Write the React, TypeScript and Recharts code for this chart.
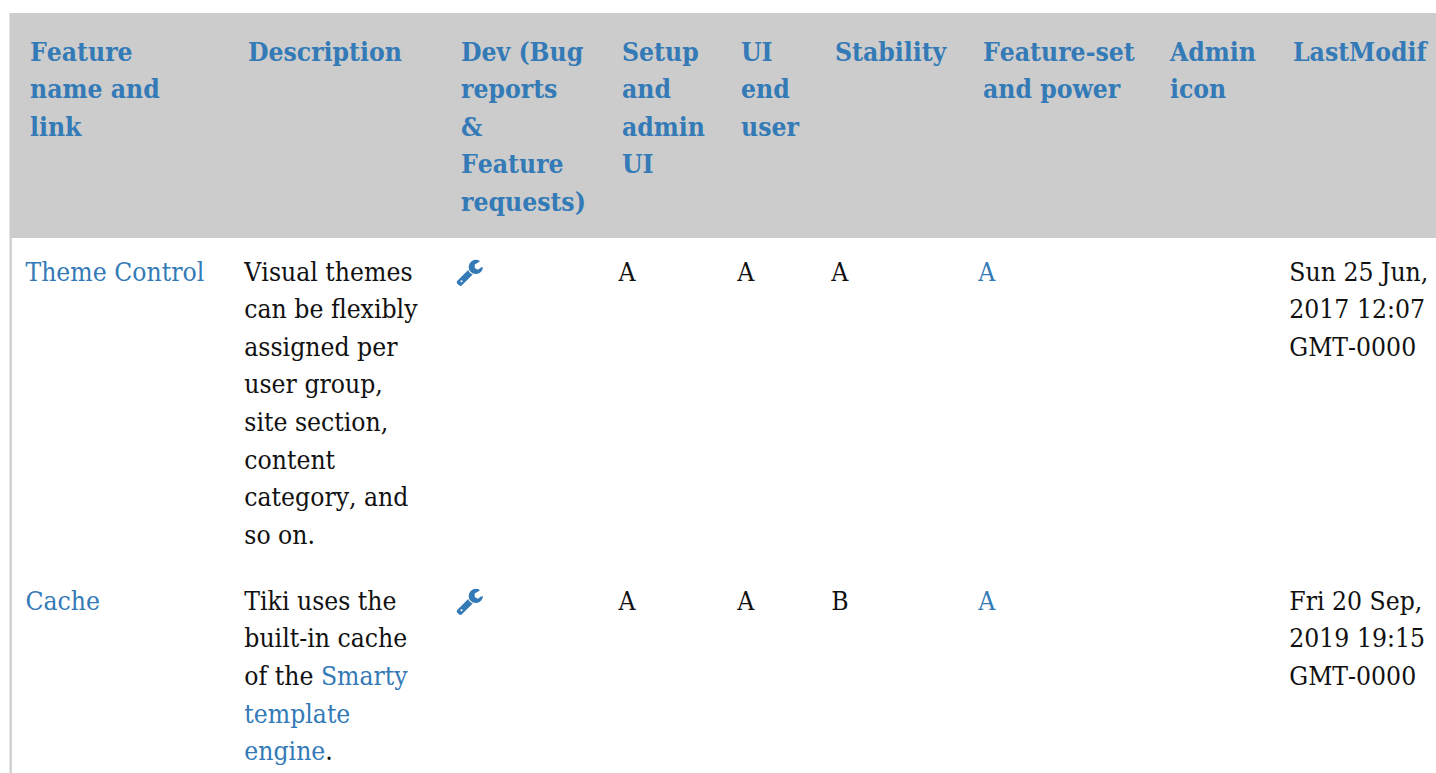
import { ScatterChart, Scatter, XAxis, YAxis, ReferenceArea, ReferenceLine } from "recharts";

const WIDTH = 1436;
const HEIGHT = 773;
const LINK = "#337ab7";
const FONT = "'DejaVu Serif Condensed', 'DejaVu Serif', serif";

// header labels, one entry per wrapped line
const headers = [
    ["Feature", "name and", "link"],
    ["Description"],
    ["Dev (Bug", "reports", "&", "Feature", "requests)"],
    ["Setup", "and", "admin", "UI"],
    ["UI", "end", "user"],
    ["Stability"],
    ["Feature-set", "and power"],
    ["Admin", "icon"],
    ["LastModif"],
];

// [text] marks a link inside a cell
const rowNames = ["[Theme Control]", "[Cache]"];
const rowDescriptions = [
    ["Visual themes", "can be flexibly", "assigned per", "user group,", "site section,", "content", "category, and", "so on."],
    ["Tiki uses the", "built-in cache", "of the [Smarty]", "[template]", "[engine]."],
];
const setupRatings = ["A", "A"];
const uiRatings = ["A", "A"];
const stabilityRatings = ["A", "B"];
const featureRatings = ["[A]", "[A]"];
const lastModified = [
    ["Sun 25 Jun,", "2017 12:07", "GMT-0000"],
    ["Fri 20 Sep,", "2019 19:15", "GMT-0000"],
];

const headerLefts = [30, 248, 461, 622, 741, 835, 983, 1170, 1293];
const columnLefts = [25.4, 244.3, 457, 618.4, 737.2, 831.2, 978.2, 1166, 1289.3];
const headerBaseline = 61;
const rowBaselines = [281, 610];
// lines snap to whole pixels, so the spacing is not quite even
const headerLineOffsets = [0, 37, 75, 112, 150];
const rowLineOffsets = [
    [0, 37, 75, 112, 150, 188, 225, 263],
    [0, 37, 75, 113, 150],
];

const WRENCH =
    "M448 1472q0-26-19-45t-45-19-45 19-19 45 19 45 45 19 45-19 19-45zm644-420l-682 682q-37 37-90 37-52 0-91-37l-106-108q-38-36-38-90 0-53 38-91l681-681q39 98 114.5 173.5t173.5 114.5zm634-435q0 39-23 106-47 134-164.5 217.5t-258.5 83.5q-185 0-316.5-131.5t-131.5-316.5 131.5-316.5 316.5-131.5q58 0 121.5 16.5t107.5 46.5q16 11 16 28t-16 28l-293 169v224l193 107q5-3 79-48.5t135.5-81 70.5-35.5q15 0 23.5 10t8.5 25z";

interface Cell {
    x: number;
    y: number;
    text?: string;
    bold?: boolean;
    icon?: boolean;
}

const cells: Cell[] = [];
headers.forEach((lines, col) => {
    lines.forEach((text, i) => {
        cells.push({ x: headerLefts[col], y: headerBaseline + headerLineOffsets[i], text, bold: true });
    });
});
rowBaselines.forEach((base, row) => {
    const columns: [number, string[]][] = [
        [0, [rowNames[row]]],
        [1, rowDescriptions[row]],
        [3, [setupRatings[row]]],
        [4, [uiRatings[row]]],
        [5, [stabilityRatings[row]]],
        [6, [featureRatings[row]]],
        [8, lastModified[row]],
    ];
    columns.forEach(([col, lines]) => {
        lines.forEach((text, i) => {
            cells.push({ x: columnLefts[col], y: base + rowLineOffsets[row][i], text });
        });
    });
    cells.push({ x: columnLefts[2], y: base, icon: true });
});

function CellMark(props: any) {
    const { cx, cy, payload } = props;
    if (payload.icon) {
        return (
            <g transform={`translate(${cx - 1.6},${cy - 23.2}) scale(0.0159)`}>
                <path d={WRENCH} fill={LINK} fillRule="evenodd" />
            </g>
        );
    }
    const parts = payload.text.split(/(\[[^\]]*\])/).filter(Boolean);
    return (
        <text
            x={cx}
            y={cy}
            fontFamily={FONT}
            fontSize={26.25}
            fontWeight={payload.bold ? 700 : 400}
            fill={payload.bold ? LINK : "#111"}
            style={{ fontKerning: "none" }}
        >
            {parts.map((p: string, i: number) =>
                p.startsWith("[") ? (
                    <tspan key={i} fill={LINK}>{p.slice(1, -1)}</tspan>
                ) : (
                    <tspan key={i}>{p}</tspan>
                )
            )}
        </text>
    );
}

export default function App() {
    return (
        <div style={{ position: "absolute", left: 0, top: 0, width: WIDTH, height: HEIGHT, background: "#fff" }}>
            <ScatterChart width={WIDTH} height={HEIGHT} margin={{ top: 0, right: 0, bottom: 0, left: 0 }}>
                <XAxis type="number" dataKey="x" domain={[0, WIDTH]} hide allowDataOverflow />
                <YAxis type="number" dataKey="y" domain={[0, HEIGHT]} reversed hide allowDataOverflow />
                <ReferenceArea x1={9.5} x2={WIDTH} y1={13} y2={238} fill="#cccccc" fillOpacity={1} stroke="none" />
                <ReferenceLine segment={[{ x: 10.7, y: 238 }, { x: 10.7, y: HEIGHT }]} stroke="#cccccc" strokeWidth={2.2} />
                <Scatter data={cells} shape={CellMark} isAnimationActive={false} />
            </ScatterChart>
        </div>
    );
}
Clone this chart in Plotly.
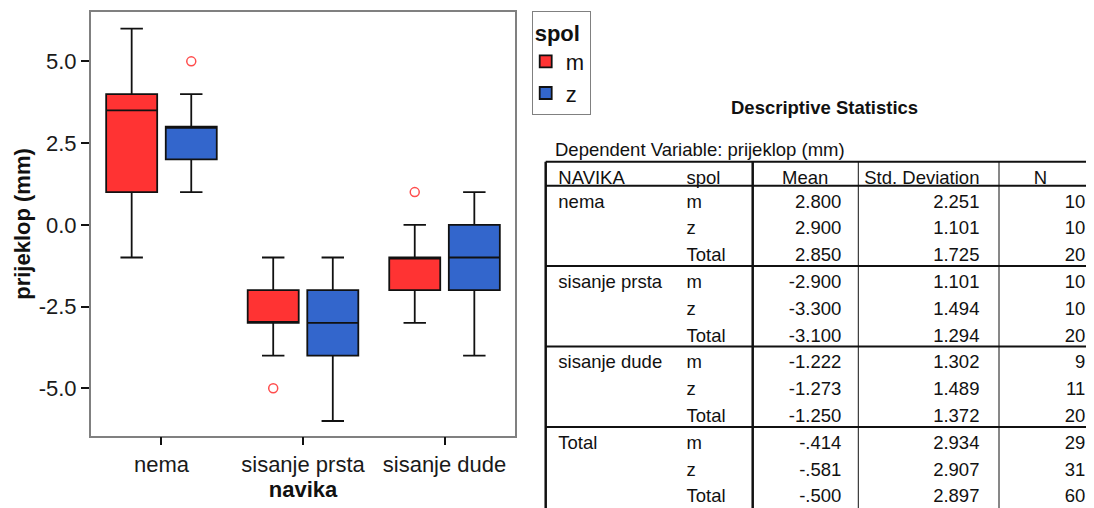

+ + + + + + +

Exercise objective:
Repeat the listing above exactly, with no pictures.

The output:
Write the React, TypeScript and Recharts code for this chart.
import { ScatterChart, Scatter, XAxis, YAxis, ReferenceArea, ReferenceLine } from "recharts";

const WIDTH = 1436;
const HEIGHT = 773;
const LINK = "#337ab7";
const FONT = "'DejaVu Serif Condensed', 'DejaVu Serif', serif";

// header labels, one entry per wrapped line
const headers = [
    ["Feature", "name and", "link"],
    ["Description"],
    ["Dev (Bug", "reports", "&", "Feature", "requests)"],
    ["Setup", "and", "admin", "UI"],
    ["UI", "end", "user"],
    ["Stability"],
    ["Feature-set", "and power"],
    ["Admin", "icon"],
    ["LastModif"],
];

// [text] marks a link inside a cell
const rowNames = ["[Theme Control]", "[Cache]"];
const rowDescriptions = [
    ["Visual themes", "can be flexibly", "assigned per", "user group,", "site section,", "content", "category, and", "so on."],
    ["Tiki uses the", "built-in cache", "of the [Smarty]", "[template]", "[engine]."],
];
const setupRatings = ["A", "A"];
const uiRatings = ["A", "A"];
const stabilityRatings = ["A", "B"];
const featureRatings = ["[A]", "[A]"];
const lastModified = [
    ["Sun 25 Jun,", "2017 12:07", "GMT-0000"],
    ["Fri 20 Sep,", "2019 19:15", "GMT-0000"],
];

const headerLefts = [30, 248, 461, 622, 741, 835, 983, 1170, 1293];
const columnLefts = [25.4, 244.3, 457, 618.4, 737.2, 831.2, 978.2, 1166, 1289.3];
const headerBaseline = 61;
const rowBaselines = [281, 610];
// lines snap to whole pixels, so the spacing is not quite even
const headerLineOffsets = [0, 37, 75, 112, 150];
const rowLineOffsets = [
    [0, 37, 75, 112, 150, 188, 225, 263],
    [0, 37, 75, 113, 150],
];

const WRENCH =
    "M448 1472q0-26-19-45t-45-19-45 19-19 45 19 45 45 19 45-19 19-45zm644-420l-682 682q-37 37-90 37-52 0-91-37l-106-108q-38-36-38-90 0-53 38-91l681-681q39 98 114.5 173.5t173.5 114.5zm634-435q0 39-23 106-47 134-164.5 217.5t-258.5 83.5q-185 0-316.5-131.5t-131.5-316.5 131.5-316.5 316.5-131.5q58 0 121.5 16.5t107.5 46.5q16 11 16 28t-16 28l-293 169v224l193 107q5-3 79-48.5t135.5-81 70.5-35.5q15 0 23.5 10t8.5 25z";

interface Cell {
    x: number;
    y: number;
    text?: string;
    bold?: boolean;
    icon?: boolean;
}

const cells: Cell[] = [];
headers.forEach((lines, col) => {
    lines.forEach((text, i) => {
        cells.push({ x: headerLefts[col], y: headerBaseline + headerLineOffsets[i], text, bold: true });
    });
});
rowBaselines.forEach((base, row) => {
    const columns: [number, string[]][] = [
        [0, [rowNames[row]]],
        [1, rowDescriptions[row]],
        [3, [setupRatings[row]]],
        [4, [uiRatings[row]]],
        [5, [stabilityRatings[row]]],
        [6, [featureRatings[row]]],
        [8, lastModified[row]],
    ];
    columns.forEach(([col, lines]) => {
        lines.forEach((text, i) => {
            cells.push({ x: columnLefts[col], y: base + rowLineOffsets[row][i], text });
        });
    });
    cells.push({ x: columnLefts[2], y: base, icon: true });
});

function CellMark(props: any) {
    const { cx, cy, payload } = props;
    if (payload.icon) {
        return (
            <g transform={`translate(${cx - 1.6},${cy - 23.2}) scale(0.0159)`}>
                <path d={WRENCH} fill={LINK} fillRule="evenodd" />
            </g>
        );
    }
    const parts = payload.text.split(/(\[[^\]]*\])/).filter(Boolean);
    return (
        <text
            x={cx}
            y={cy}
            fontFamily={FONT}
            fontSize={26.25}
            fontWeight={payload.bold ? 700 : 400}
            fill={payload.bold ? LINK : "#111"}
            style={{ fontKerning: "none" }}
        >
            {parts.map((p: string, i: number) =>
                p.startsWith("[") ? (
                    <tspan key={i} fill={LINK}>{p.slice(1, -1)}</tspan>
                ) : (
                    <tspan key={i}>{p}</tspan>
                )
            )}
        </text>
    );
}

export default function App() {
    return (
        <div style={{ position: "absolute", left: 0, top: 0, width: WIDTH, height: HEIGHT, background: "#fff" }}>
            <ScatterChart width={WIDTH} height={HEIGHT} margin={{ top: 0, right: 0, bottom: 0, left: 0 }}>
                <XAxis type="number" dataKey="x" domain={[0, WIDTH]} hide allowDataOverflow />
                <YAxis type="number" dataKey="y" domain={[0, HEIGHT]} reversed hide allowDataOverflow />
                <ReferenceArea x1={9.5} x2={WIDTH} y1={13} y2={238} fill="#cccccc" fillOpacity={1} stroke="none" />
                <ReferenceLine segment={[{ x: 10.7, y: 238 }, { x: 10.7, y: HEIGHT }]} stroke="#cccccc" strokeWidth={2.2} />
                <Scatter data={cells} shape={CellMark} isAnimationActive={false} />
            </ScatterChart>
        </div>
    );
}
Clone this chart in Plotly.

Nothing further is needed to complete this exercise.